:: Task to complete ::
Leaving out the pictures, retype the lines from the beginning of the listing through the line containing "const crisp = (v: number)".

:: Supplied data ::
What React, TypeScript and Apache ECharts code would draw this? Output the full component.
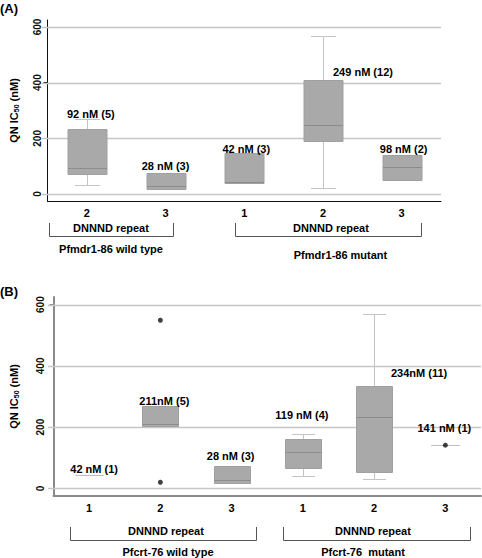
import React, { useEffect, useRef } from "react";
import * as echarts from "echarts";

// ---------- data: panel A (Pfmdr1-86) ----------
const catsA = ["2", "3", "1", "2", "3"];
const minA = [31, 19, 40, 20, 52];
const q1A = [71, 19, 40, 192, 52];
const medA = [92, 28, 42, 249, 98];
const q3A = [232, 74, 146, 411, 139];
const maxA = [271, 74, 146, 568, 139];
const labelsA = ["92 nM (5)", "28 nM (3)", "42 nM (3)", "249 nM (12)", "98 nM (2)"];
const labelAtA = [288, 100, 161, 440, 161];
const labelDxA = [4, 0, 2, 40, 2];

// ---------- data: panel B (Pfcrt-76) ----------
const catsB = ["1", "2", "3", "1", "2", "3"];
const minB = [42, 205, 18, 39, 30, 141];
const q1B = [42, 205, 18, 65, 54, 141];
const medB = [42, 211, 28, 119, 234, 141];
const q3B = [42, 269, 74, 162, 333, 141];
const maxB = [42, 269, 74, 179, 569, 141];
const pointsB = [
  [1, 549],
  [1, 20],
  [5, 141],
];
const labelsB = ["42 nM (1)", "211nM (5)", "28 nM (3)", "119 nM (4)", "234nM (11)", "141 nM (1)"];
const labelAtB = [63, 286, 106, 240, 377, 198];
const labelDxB = [5, 4, -1, -1, 45, -1];

const yTicks = [0, 200, 400, 600];
const yMin = -25;
const yMax = 625;

const FONT = '"Liberation Sans", Arial, sans-serif';

const GRIDS = [
  { left: 42, right: 41, top: 20, height: 181 },
  { left: 48, right: 1, top: 297, height: 199 },
];
const W = 482;

const crisp = (v: number) => Math.round(v) + 0.5;

function boxRender(params: any, api: any) {
  const x = api.value(0);
  const lo = api.value(1);
  const q1 = api.value(2);
  const md = api.value(3);
  const q3 = api.value(4);
  const hi = api.value(5);
  const cx = crisp(api.coord([x, md])[0]);
  const bw = Math.round(api.size([1, 0])[0] * 0.5);
  const capW = Math.round(bw * 0.65);
  const y = (v: number) => crisp(api.coord([x, v])[1]);
  const wStyle = { stroke: "#c4c4c4", lineWidth: 1 };
  const children: any[] = [];
  if (hi > q3) {
    children.push({ type: "line", shape: { x1: cx, y1: y(q3), x2: cx, y2: y(hi) }, style: wStyle });
    children.push({ type: "line", shape: { x1: cx - capW / 2, y1: y(hi), x2: cx + capW / 2, y2: y(hi) }, style: wStyle });
  }
  if (lo < q1) {
    children.push({ type: "line", shape: { x1: cx, y1: y(q1), x2: cx, y2: y(lo) }, style: wStyle });
    children.push({ type: "line", shape: { x1: cx - capW / 2, y1: y(lo), x2: cx + capW / 2, y2: y(lo) }, style: wStyle });
  }
  if (q3 > q1) {
    children.push({
      type: "rect",
      shape: { x: cx - bw / 2, y: y(q3), width: bw, height: y(q1) - y(q3) },
      style: { fill: "#a9a9a9", stroke: "#a0a0a0", lineWidth: 1 },
    });
    children.push({
      type: "line",
      shape: { x1: cx - bw / 2, y1: y(md), x2: cx + bw / 2, y2: y(md) },
      style: { stroke: "#8c8c8c", lineWidth: 1 },
    });
  } else {
    const w = bw * 0.8;
    children.push({
      type: "line",
      shape: { x1: cx - w / 2, y1: y(md), x2: cx + w / 2, y2: y(md) },
      style: { stroke: "#bdbdbd", lineWidth: 1 },
    });
  }
  return { type: "group", children };
}

function makeLabelRender(texts: string[], dx: number[]) {
  return (params: any, api: any) => {
    const p = api.coord([api.value(0), api.value(1)]);
    const i = params.dataIndex;
    return {
      type: "text",
      x: p[0] + dx[i],
      y: p[1],
      style: {
        text: texts[i],
        fontFamily: FONT,
        fontWeight: "bold",
        fontSize: 11,
        fill: "#000",
        align: "center",
        verticalAlign: "middle",
      },
    };
  };
}

function yAxisCfg(gridIndex: number, axisColor: string, axisWidth: number, nameGap: number, labelMargin: number) {
  return {
    type: "value",
    gridIndex,
    min: yMin,
    max: yMax,
    name: "{a|QN IC}{b|50}{a| (nM)}",
    nameLocation: "middle",
    nameGap,
    nameRotate: 90,
    nameTextStyle: {
      rich: {
        a: { fontFamily: FONT, fontWeight: "bold", fontSize: 11, color: "#000" },
        b: { fontFamily: FONT, fontWeight: "bold", fontSize: 7, color: "#000", padding: [5, 0, 0, 0] },
      },
    },
    axisLine: { show: true, lineStyle: { color: axisColor, width: axisWidth } },
    axisTick: { show: true, length: 4, customValues: yTicks, lineStyle: { color: axisColor } },
    axisLabel: {
      customValues: yTicks,
      rotate: 90,
      margin: labelMargin,
      fontFamily: FONT,
      fontWeight: "bold",
      fontSize: 10,
      color: "#111",
    },
    splitLine: { show: false },
  };
}

function xAxisCfg(gridIndex: number, cats: string[], axisColor: string, axisWidth: number) {
  return {
    type: "category",
    gridIndex,
    data: cats,
    boundaryGap: true,
    axisLine: { show: true, onZero: false, lineStyle: { color: axisColor, width: axisWidth } },
    axisTick: { show: false },
    axisLabel: { margin: 6, fontFamily: FONT, fontWeight: "bold", fontSize: 11, color: "#000" },
    splitLine: { show: false },
  };
}

const txt = (x: number, y: number, text: string, size = 11, align = "center") => ({
  type: "text",
  x,
  y,
  style: {
    text,
    fontFamily: FONT,
    fontWeight: "bold",
    fontSize: size,
    fill: "#000",
    align,
    verticalAlign: "middle",
  },
});

const bracket = (x1: number, x2: number, yTop: number, yBot: number) => ({
  type: "polyline",
  shape: {
    points: [
      [x1, yTop],
      [x1, yBot],
      [x2, yBot],
      [x2, yTop],
    ],
  },
  style: { stroke: "#555", lineWidth: 1, fill: "none" },
});

export default function App() {
  const ref = useRef<HTMLDivElement>(null);
  useEffect(() => {
    if (!ref.current) return;
    const chart = echarts.init(ref.current, undefined, { renderer: "svg" });
    const boxDataA = catsA.map((_, i) => [i, minA[i], q1A[i], medA[i], q3A[i], maxA[i]]);
    const boxDataB = catsB.map((_, i) => [i, minB[i], q1B[i], medB[i], q3B[i], maxB[i]]);
    const labelSeries = (idx: number, at: number[], texts: string[], dx: number[]) => ({
      type: "custom",
      xAxisIndex: idx,
      yAxisIndex: idx,
      z: 6,
      silent: true,
      renderItem: makeLabelRender(texts, dx),
      encode: { x: 0, y: 1 },
      data: at.map((v, i) => [i, v]),
    });
    const staticGraphics = [
      txt(0, 8, "(A)", 13, "left"),
      txt(0, 291, "(B)", 13, "left"),
      bracket(49.5, 173.5, 223, 236.5),
      bracket(235.5, 421.5, 223, 236.5),
      txt(111, 228, "DNNND repeat"),
      txt(331, 228, "DNNND repeat"),
      txt(111, 248.5, "Pfmdr1-86 wild type"),
      txt(340.5, 255, "Pfmdr1-86 mutant"),
      bracket(70.5, 256.5, 527, 540.5),
      bracket(283.5, 470.5, 527, 540.5),
      txt(166, 531, "DNNND repeat"),
      txt(373, 531, "DNNND repeat"),
      txt(168, 551.5, "Pfcrt-76 wild type"),
      txt(363, 551.5, "Pfcrt-76  mutant"),
    ];
    chart.setOption({
      animation: false,
      backgroundColor: "#fff",
      grid: GRIDS,
      xAxis: [xAxisCfg(0, catsA, "#111", 1), xAxisCfg(1, catsB, "#8a8a8a", 2)],
      yAxis: [yAxisCfg(0, "#111", 1, 28, 5), yAxisCfg(1, "#8a8a8a", 2, 34, 8)],
      series: [
        {
          type: "custom",
          xAxisIndex: 0,
          yAxisIndex: 0,
          z: 3,
          renderItem: boxRender,
          encode: { x: 0, y: [1, 2, 3, 4, 5] },
          data: boxDataA,
        },
        {
          type: "custom",
          xAxisIndex: 1,
          yAxisIndex: 1,
          z: 3,
          renderItem: boxRender,
          encode: { x: 0, y: [1, 2, 3, 4, 5] },
          data: boxDataB,
        },
        {
          type: "scatter",
          xAxisIndex: 1,
          yAxisIndex: 1,
          z: 4,
          symbolSize: 5,
          itemStyle: { color: "#111" },
          data: pointsB,
        },
        labelSeries(0, labelAtA, labelsA, labelDxA),
        labelSeries(1, labelAtB, labelsB, labelDxB),
      ],
      graphic: staticGraphics,
    });
    // horizontal gridlines at the tick values, positioned through the y axes' scales
    const gridLines: any[] = [];
    GRIDS.forEach((g, idx) => {
      yTicks.forEach((v) => {
        const py = chart.convertToPixel({ yAxisIndex: idx }, v) as number;
        const yy = crisp(py);
        gridLines.push({
          type: "line",
          z: 1,
          silent: true,
          shape: { x1: g.left, y1: yy, x2: W - g.right, y2: yy },
          style: { stroke: "#c6c6c6", lineWidth: 1.5 },
        });
      });
    });
    chart.setOption({ graphic: [...gridLines, ...staticGraphics] }, { replaceMerge: ["graphic"] });
    return () => chart.dispose();
  }, []);
  return (
    <div
      ref={ref}
      style={{ position: "absolute", left: 0, top: 0, width: 482, height: 558, background: "#fff" }}
    />
  );
}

:: Solution for this problem ::
What React, TypeScript and Apache ECharts code would draw this? Output the full component.
import React, { useEffect, useRef } from "react";
import * as echarts from "echarts";

// ---------- data: panel A (Pfmdr1-86) ----------
const catsA = ["2", "3", "1", "2", "3"];
const minA = [31, 19, 40, 20, 52];
const q1A = [71, 19, 40, 192, 52];
const medA = [92, 28, 42, 249, 98];
const q3A = [232, 74, 146, 411, 139];
const maxA = [271, 74, 146, 568, 139];
const labelsA = ["92 nM (5)", "28 nM (3)", "42 nM (3)", "249 nM (12)", "98 nM (2)"];
const labelAtA = [288, 100, 161, 440, 161];
const labelDxA = [4, 0, 2, 40, 2];

// ---------- data: panel B (Pfcrt-76) ----------
const catsB = ["1", "2", "3", "1", "2", "3"];
const minB = [42, 205, 18, 39, 30, 141];
const q1B = [42, 205, 18, 65, 54, 141];
const medB = [42, 211, 28, 119, 234, 141];
const q3B = [42, 269, 74, 162, 333, 141];
const maxB = [42, 269, 74, 179, 569, 141];
const pointsB = [
  [1, 549],
  [1, 20],
  [5, 141],
];
const labelsB = ["42 nM (1)", "211nM (5)", "28 nM (3)", "119 nM (4)", "234nM (11)", "141 nM (1)"];
const labelAtB = [63, 286, 106, 240, 377, 198];
const labelDxB = [5, 4, -1, -1, 45, -1];

const yTicks = [0, 200, 400, 600];
const yMin = -25;
const yMax = 625;

const FONT = '"Liberation Sans", Arial, sans-serif';

const GRIDS = [
  { left: 42, right: 41, top: 20, height: 181 },
  { left: 48, right: 1, top: 297, height: 199 },
];
const W = 482;

const crisp = (v: number) => Math.round(v) + 0.5;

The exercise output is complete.